Excuse the picture quality…everything is from my phone, because Voldemort doesn’t come outside when I’m working in the garden. 🙂

chicken in the tomato jungle…

She was not impressed that the jungle kept getting smaller and smaller!
😂
😂😂

Every year I try to pay attention to what grows well for us and what doesn’t.
This year we planted some Roma tomatoes that we bought through a friend’s sons school fundraiser.
Well, let me tell you, these plants were fucking awesome!!!
Check this out:

look at all the tomatoes on there!

I had to cut branches off to get to the tomatoes inside the growth of plant. Like they were so bushy and dripping with fruit.
Awe. Some.
So, they are a definite for next year’s garden.
Especially when you factor in that I didn’t do any watering, because our hose doesn’t reach. And, we had a drought this summer…
Imagine if they had regular watering!!
Oh, and if the stupid chickens hadn’t eaten so many…
Yeah, Romas are a must.

All told, once my plants were stripped, I have 5 5 gallon pails of tomatoes.
Some I’ll let ripen, some are ripe so we’ll eat those and many of the greenies will become wine.
Yum!

I thought my green beans were done and was leaving them to go to seeds for next year.
Hahahaha!
They’ve had other ideas.
Oh, some have big fat pods that are no good for anything but seed, but there’s a ton of pods that are good for eating right away.
I picked just about 2 pounds last time, and it looks like I’ll get that again.
Fine by me.
🙂

And then, that Daphne had a digging frenzy last week.
Why?
Because she’s a dog, and she can.
But she found this:

how cool is this??

It’s broken and dirty, but with a little elbow grease, I think I can fix it up. I think it’ll be perfect hung over the back door.

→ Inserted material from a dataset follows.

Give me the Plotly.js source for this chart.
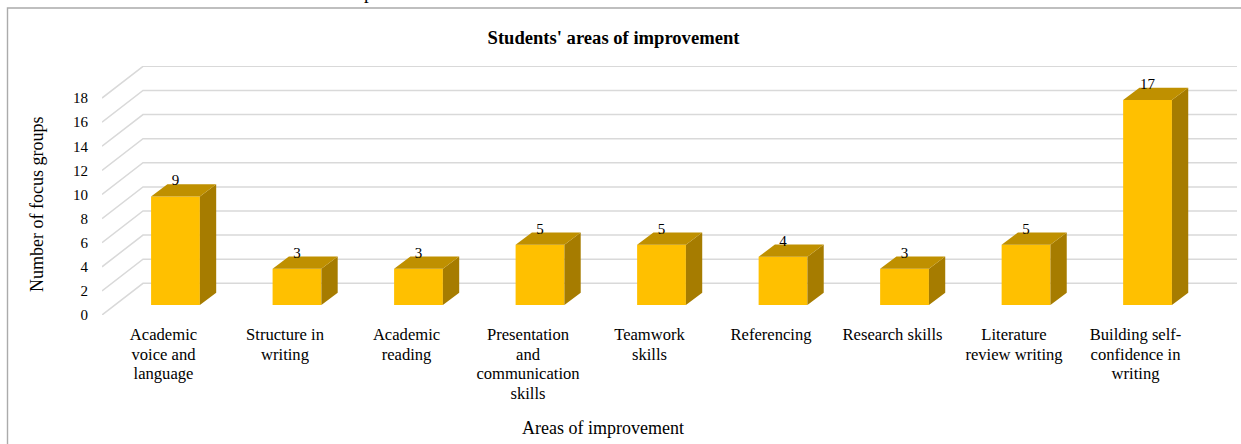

And finally, a picture of our Sable…

Whatcha doin’ CinderBella?

This is from way back in July, when she wasn’t feeling so good.
She’s always been a waterbaby, so we didn’t think too much of it…until we talked to her vet about and we all put 2 and 2 together.
Ms Merry Mare was trying to make herself feel better by cooling her hooves.
If it ever happens again, I’ll be sure to pay better attention to her overall demeanor, instead of just shaking my head at her antics.
It’s all we can do right?
When we know better, we work to do better.